In all of these checks, a knowledgeable store clerk (ideally one who is a backpacker) or a companion who is an experienced backpacker will be an invaluable help. If you need assistance in picking a pack, Troop adults and senior Scouts will be glad to assist and provide advice.
Traps to Avoid
There are a few common pitfalls you may encounter when buying a pack. The most common pitfall is buying a pack that doesn’t fit well – see above – but these are some other issues which deserve special note.
- Fit matters more than features. Most backpacking the Troop does requires a fairly low-end backpack – something with good construction, a comfortable fit, a well-padded waistbelt, and not a whole lot else. Things like map pockets are handy, but they’re not worth blowing your budget. Other advertised features, like ice axe loops, just aren’t relevant for Ohio backpacking.
- Beware of military surplus. Some military surplus gear is wonderful.

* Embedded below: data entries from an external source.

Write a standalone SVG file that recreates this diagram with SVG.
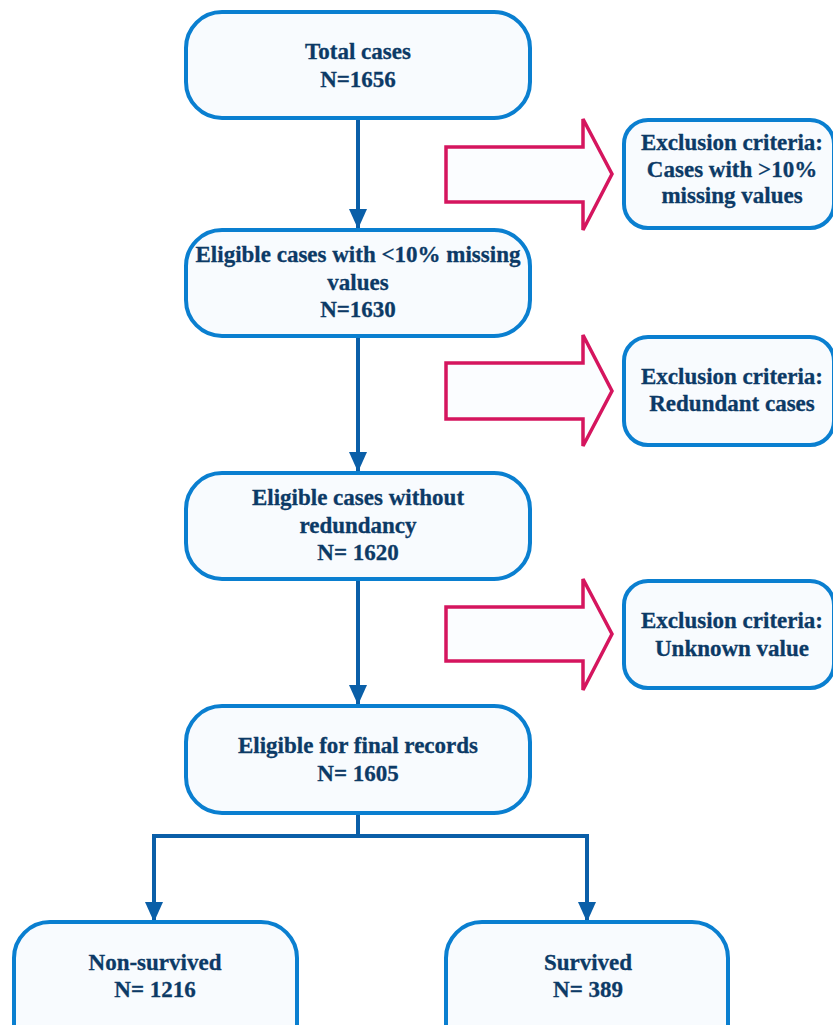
<svg xmlns="http://www.w3.org/2000/svg" width="833" height="1025" viewBox="0 0 833 1025">
<defs>
<style>
.box{fill:#f8fbfe;stroke:#0a7fd0;stroke-width:4}
.ex{fill:#f8fbfe;stroke:#0a7fd0;stroke-width:4}
.t{font-family:'Liberation Serif','Times New Roman',serif;font-weight:bold;font-size:23px;fill:#0c3a66;stroke:#0c3a66;stroke-width:0.3;text-anchor:middle}
.c{fill:none;stroke:#0a5fa8;stroke-width:4}
.ra{fill:#fbfdff;stroke:#d5155e;stroke-width:3.5;stroke-linejoin:miter}
</style>
<marker id="ah" markerUnits="userSpaceOnUse" markerWidth="20" markerHeight="20" viewBox="0 0 20 20" refX="20" refY="10" orient="auto">
<path d="M0,1 L20,10 L0,19 Z" fill="#0a5fa8"/>
</marker>
</defs>
<rect width="833" height="1025" fill="#ffffff"/>

<g id="connectors">
<line class="c" x1="358" y1="118" x2="358" y2="229" marker-end="url(#ah)"/>
<line class="c" x1="358" y1="336" x2="358" y2="472" marker-end="url(#ah)"/>
<line class="c" x1="358" y1="579" x2="358" y2="705" marker-end="url(#ah)"/>
<polyline class="c" points="358,814 358,836"/>
<polyline class="c" points="154,836 587,836"/>
<line class="c" x1="154" y1="834" x2="154" y2="922" marker-end="url(#ah)"/>
<line class="c" x1="587" y1="834" x2="587" y2="922" marker-end="url(#ah)"/>
</g>

<g id="arrow1"><polygon class="ra" points="446,147 583,147 583,119 612,174 583,230 583,202 446,202"/></g>
<g id="arrow2"><polygon class="ra" points="446,363 583,363 583,335 612,391 583,446 583,419 446,419"/></g>
<g id="arrow3"><polygon class="ra" points="446,607 583,607 583,579 612,634 583,690 583,661 446,661"/></g>

<g id="n1">
<rect class="box" x="186" y="12" width="344" height="106" rx="36"/>
<text class="t" x="358" y="59">Total cases</text>
<text class="t" x="358" y="87">N=1656</text>
</g>
<g id="n2">
<rect class="box" x="186" y="230" width="344" height="106" rx="36"/>
<text class="t" x="358" y="262">Eligible cases with &lt;10% missing</text>
<text class="t" x="358" y="290">values</text>
<text class="t" x="358" y="317">N=1630</text>
</g>
<g id="n3">
<rect class="box" x="186" y="473" width="344" height="106" rx="36"/>
<text class="t" x="358" y="505">Eligible cases without</text>
<text class="t" x="358" y="533">redundancy</text>
<text class="t" x="358" y="560">N= 1620</text>
</g>
<g id="n4">
<rect class="box" x="186" y="706" width="344" height="107" rx="36"/>
<text class="t" x="358" y="753">Eligible for final records</text>
<text class="t" x="358" y="781">N= 1605</text>
</g>

<g id="e1">
<rect class="ex" x="624" y="120" width="210" height="108" rx="24"/>
<text class="t" x="732" y="150">Exclusion criteria:</text>
<text class="t" x="732" y="177">Cases with &gt;10%</text>
<text class="t" x="732" y="203">missing values</text>
</g>
<g id="e2">
<rect class="ex" x="624" y="337" width="210" height="108" rx="24"/>
<text class="t" x="732" y="384">Exclusion criteria:</text>
<text class="t" x="732" y="411">Redundant cases</text>
</g>
<g id="e3">
<rect class="ex" x="624" y="581" width="210" height="107" rx="24"/>
<text class="t" x="732" y="628">Exclusion criteria:</text>
<text class="t" x="732" y="656">Unknown value</text>
</g>

<g id="n5">
<rect class="box" x="14" y="922" width="283" height="140" rx="36"/>
<text class="t" x="155" y="970">Non-survived</text>
<text class="t" x="155" y="997">N= 1216</text>
</g>
<g id="n6">
<rect class="box" x="446" y="922" width="282" height="140" rx="36"/>
<text class="t" x="588" y="970">Survived</text>
<text class="t" x="588" y="997">N= 389</text>
</g>
</svg>
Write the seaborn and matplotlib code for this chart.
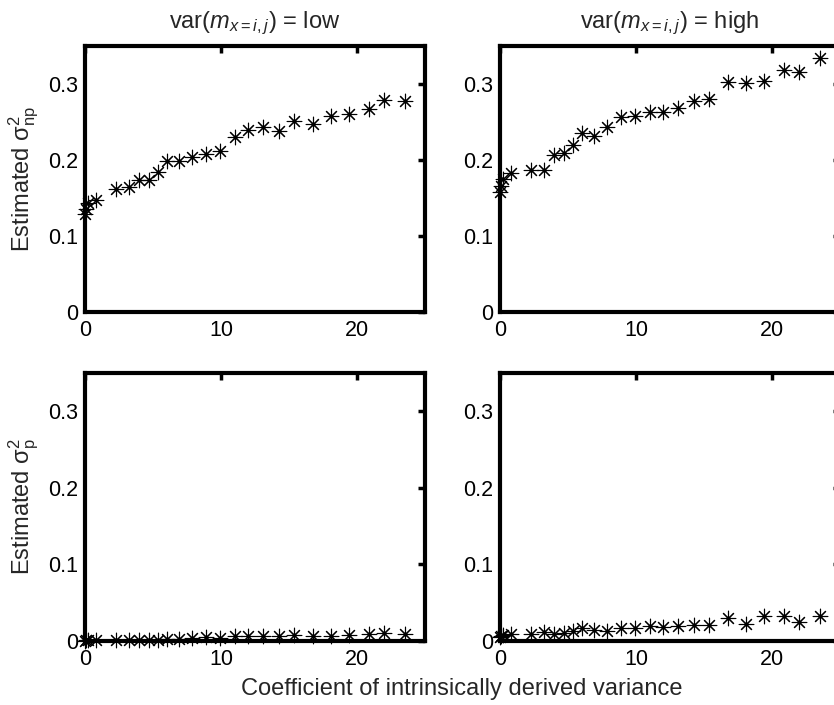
import numpy as np
import pandas as pd
import matplotlib
matplotlib.use("Agg")
import matplotlib.pyplot as plt
import seaborn as sns

# ---- data ----
x_coef = [0.0, 0.1, 0.2, 0.8, 2.3, 3.2, 4.0, 4.7, 5.4, 6.0, 6.9, 7.9, 8.9, 9.9,
          11.0, 12.0, 13.1, 14.3, 15.4, 16.8, 18.1, 19.4, 20.9, 22.0, 23.5]

np_low = [0.129, 0.135, 0.143, 0.148, 0.162, 0.164, 0.174, 0.174, 0.184, 0.199,
          0.199, 0.204, 0.208, 0.212, 0.230, 0.240, 0.244, 0.238, 0.251, 0.247,
          0.258, 0.261, 0.267, 0.279, 0.277]
np_high = [0.158, 0.166, 0.175, 0.183, 0.187, 0.187, 0.206, 0.209, 0.220, 0.236,
           0.232, 0.244, 0.257, 0.258, 0.263, 0.263, 0.268, 0.278, 0.280, 0.303,
           0.301, 0.304, 0.319, 0.316, 0.334]
p_low = [0.000, 0.001, 0.001, 0.001, 0.001, 0.001, 0.001, 0.001, 0.001, 0.002,
         0.002, 0.004, 0.005, 0.0035, 0.006, 0.006, 0.0065, 0.0065, 0.008, 0.007,
         0.0065, 0.0075, 0.009, 0.010, 0.009]
p_high = [0.005, 0.007, 0.008, 0.009, 0.009, 0.012, 0.009, 0.010, 0.013, 0.0165,
          0.015, 0.0135, 0.017, 0.0165, 0.0195, 0.018, 0.019, 0.021, 0.021, 0.030,
          0.022, 0.032, 0.032, 0.025, 0.033]

col_titles = [r"var($m_{x=i,j}$) = low", r"var($m_{x=i,j}$) = high"]
row_labels = [r"Estimated $\mathrm{σ}^2_{\mathrm{np}}$", r"Estimated $\mathrm{σ}^2_{\mathrm{p}}$"]
x_label = "Coefficient of intrinsically derived variance"
x_ticks = [0, 10, 20]
x_tick_labels = ["0", "10", "20"]
y_ticks = [0, 0.1, 0.2, 0.3]
y_tick_labels = ["0", "0.1", "0.2", "0.3"]

# ---- style ----
sns.set_style("white")
plt.rcParams["font.family"] = ["Liberation Sans", "DejaVu Sans"]
plt.rcParams["mathtext.fontset"] = "custom"
plt.rcParams["mathtext.rm"] = "Liberation Sans"
plt.rcParams["mathtext.it"] = "Liberation Sans:italic"
plt.rcParams["mathtext.sf"] = "Liberation Sans"
plt.rcParams["mathtext.bf"] = "Liberation Sans:bold"

fig = plt.figure(figsize=(8.34, 7.05), dpi=100)

W = 340 / 834
positions = {
    (0, 0): [85 / 834, 1 - 312 / 705, W, 266 / 705],
    (0, 1): [500 / 834, 1 - 312 / 705, W, 266 / 705],
    (1, 0): [85 / 834, 1 - 641 / 705, W, 268 / 705],
    (1, 1): [500 / 834, 1 - 641 / 705, W, 268 / 705],
}
series = {(0, 0): np_low, (0, 1): np_high, (1, 0): p_low, (1, 1): p_high}

star = (8, 2, 0)
for (r, c), pos in positions.items():
    ax = fig.add_axes(pos)
    df = pd.DataFrame({"x": x_coef, "y": series[(r, c)]})
    sns.scatterplot(data=df, x="x", y="y", ax=ax, marker=star, s=110,
                    color="black", linewidth=0.8, clip_on=False, zorder=3)
    sns.scatterplot(data=df, x="x", y="y", ax=ax, marker="o", s=7,
                    color="black", linewidth=0, clip_on=False, zorder=4)
    ax.set_xlim(0, 25)
    ax.set_ylim(0, 0.35)
    ax.set_xticks(x_ticks)
    ax.set_xticklabels(x_tick_labels)
    ax.set_yticks(y_ticks)
    ax.set_yticklabels(y_tick_labels)
    ax.tick_params(direction="in", length=5, width=2.5, labelsize=15.5,
                   top=True, right=True, colors="black")
    ax.tick_params(axis="x", pad=6)
    ax.tick_params(axis="y", pad=5)
    for sp in ax.spines.values():
        sp.set_linewidth(3)
        sp.set_color("black")
        sp.set_visible(True)
    ax.set_xlabel("")
    ax.set_ylabel("")
    if r == 0:
        ax.set_title(col_titles[c], fontsize=17, pad=13)
    if c == 0:
        ax.set_ylabel(row_labels[r], fontsize=17, labelpad=5)

fig.text(462 / 834, 1 - 689 / 705, x_label, ha="center", va="center", fontsize=17)

fig.savefig("out.png", dpi=100)
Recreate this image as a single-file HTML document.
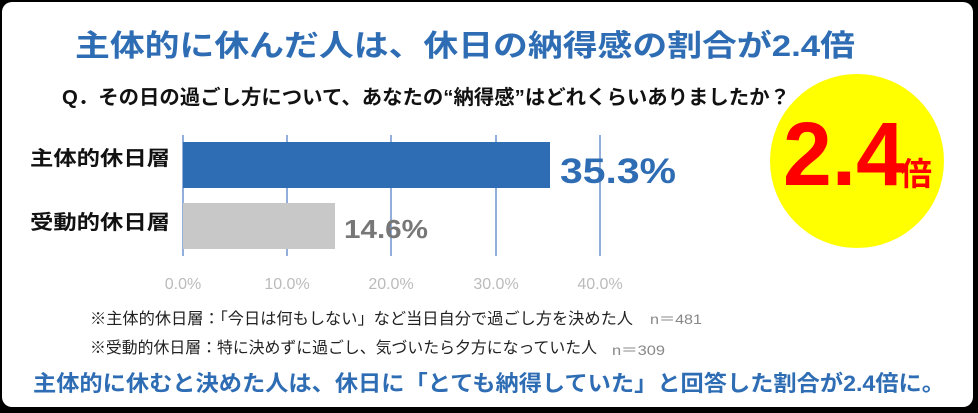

However, many military surplus backpacks are not. Military backpack frames are frequently designed to fit over a layer of body armor, which Scouts aren’t typically wearing. Because of these, these packs ride well away from the body and often have unpadded surfaces which rub against the hips and shoulders. Apply the same fit rules above to any military surplus equipment.
- Get a pack cover. Backpacks are “water resistant,” not waterproof. After a rainy hike, the difference between the two is a wet sleeping bag and a soaking set of clothes. If you’re buying a pack, you may want to get a waterproof pack cover that you can fit over the pack to help keep the contents dry. You can also use a small tarp and ropes or a heavy-weight garbage bag to improvise a pack cover cheaply. Whatever cover you use, just make sure it fits before getting on the trail.
- Don’t use bungee cords. If you get an external frame pack, you’ll need a way to strap your sleeping gear and tent onto the outside of the pack. It may be tempting to use short bungee cords, but this is a decision you’ll regret on the trail. Bungee cords let the load bounce up and down, sucking up energy every step of the way. Bungee cords also have a nasty habit of slipping and working loose on the trail. Instead, either use nylon pack straps with a plastic buckle or use a length of lightweight rope and practice your knots.